Significance and Claims
The paper claims that GPU-accelerated DG-FE methods can dramatically advance the capabilities of unstructured-mesh ocean modeling. By effectively exploiting GPU architectures through specific data layouts, matrix-free solvers, and communication overlap strategies, the authors demonstrate that the computational cost of high-resolution unstructured simulations can be brought in line with structured-grid models at coarser resolutions. This removes a historical constraint on the practical application of unstructured-mesh models for regional and coastal domains.
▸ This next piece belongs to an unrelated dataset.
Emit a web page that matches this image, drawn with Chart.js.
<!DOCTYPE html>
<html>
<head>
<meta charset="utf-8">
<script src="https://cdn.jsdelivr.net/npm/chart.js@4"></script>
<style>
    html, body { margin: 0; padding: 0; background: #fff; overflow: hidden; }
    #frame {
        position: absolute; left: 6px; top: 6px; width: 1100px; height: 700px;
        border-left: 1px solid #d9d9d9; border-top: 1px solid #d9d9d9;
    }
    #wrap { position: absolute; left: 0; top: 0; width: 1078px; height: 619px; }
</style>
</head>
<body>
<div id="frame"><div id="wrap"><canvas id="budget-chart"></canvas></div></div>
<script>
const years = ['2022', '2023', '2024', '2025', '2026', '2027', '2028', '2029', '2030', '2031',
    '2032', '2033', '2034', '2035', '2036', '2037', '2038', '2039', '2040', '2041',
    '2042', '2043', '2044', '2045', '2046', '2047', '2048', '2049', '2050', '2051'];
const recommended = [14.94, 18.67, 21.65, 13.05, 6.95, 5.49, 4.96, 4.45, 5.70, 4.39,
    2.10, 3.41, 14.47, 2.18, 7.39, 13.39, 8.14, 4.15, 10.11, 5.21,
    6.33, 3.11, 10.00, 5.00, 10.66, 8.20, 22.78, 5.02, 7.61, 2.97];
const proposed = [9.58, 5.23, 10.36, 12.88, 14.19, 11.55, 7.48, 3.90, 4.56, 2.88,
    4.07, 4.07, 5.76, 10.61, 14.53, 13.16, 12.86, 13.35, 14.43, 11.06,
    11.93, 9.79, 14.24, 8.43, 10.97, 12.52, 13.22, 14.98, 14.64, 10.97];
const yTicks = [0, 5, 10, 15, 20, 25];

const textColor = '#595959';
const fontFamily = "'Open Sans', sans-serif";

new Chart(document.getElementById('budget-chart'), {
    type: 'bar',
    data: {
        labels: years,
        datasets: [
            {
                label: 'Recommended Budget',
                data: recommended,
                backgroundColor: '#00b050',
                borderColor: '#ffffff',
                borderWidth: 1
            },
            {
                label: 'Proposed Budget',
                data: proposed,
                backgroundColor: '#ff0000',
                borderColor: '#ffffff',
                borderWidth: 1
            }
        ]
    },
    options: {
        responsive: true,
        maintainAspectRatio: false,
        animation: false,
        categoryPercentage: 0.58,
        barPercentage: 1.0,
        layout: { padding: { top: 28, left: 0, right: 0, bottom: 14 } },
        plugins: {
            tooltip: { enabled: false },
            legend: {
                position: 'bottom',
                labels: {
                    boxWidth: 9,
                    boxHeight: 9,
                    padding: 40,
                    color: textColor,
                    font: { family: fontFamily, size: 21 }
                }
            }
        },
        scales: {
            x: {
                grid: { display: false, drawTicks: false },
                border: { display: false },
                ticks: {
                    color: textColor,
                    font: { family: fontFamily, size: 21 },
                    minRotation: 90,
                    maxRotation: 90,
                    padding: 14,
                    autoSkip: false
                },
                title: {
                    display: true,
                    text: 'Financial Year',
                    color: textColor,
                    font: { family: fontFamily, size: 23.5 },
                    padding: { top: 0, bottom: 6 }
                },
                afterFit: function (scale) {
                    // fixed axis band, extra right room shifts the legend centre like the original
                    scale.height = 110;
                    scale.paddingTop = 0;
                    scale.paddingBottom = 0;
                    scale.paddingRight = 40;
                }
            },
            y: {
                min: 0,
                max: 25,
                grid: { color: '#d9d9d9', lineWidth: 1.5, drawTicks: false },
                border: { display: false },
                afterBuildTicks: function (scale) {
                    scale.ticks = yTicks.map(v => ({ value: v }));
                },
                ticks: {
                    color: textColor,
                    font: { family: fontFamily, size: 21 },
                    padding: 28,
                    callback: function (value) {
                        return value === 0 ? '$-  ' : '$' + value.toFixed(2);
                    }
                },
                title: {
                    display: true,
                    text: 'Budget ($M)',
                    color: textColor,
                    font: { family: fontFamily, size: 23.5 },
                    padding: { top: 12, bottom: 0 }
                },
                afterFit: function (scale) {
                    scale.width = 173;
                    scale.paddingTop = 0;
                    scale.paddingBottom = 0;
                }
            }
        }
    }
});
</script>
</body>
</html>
The authors emphasize that this work enables ultra-high-resolution coastal simulations that were previously infeasible, allowing for the resolution of multi-scale processes along the land-sea continuum. While the GBR application serves as a demonstration of scalability and resolution capabilities rather than a fully validated scientific study, it highlights the potential for operational applications in environmental management. The paper concludes that the inherent advantages of unstructured meshes—geometrical flexibility, local refinement, and multi-scale resolution—can now be leveraged without the traditional computational overhead, positioning GPU-accelerated DG models as a promising tool for the next generation of coastal ocean simulations.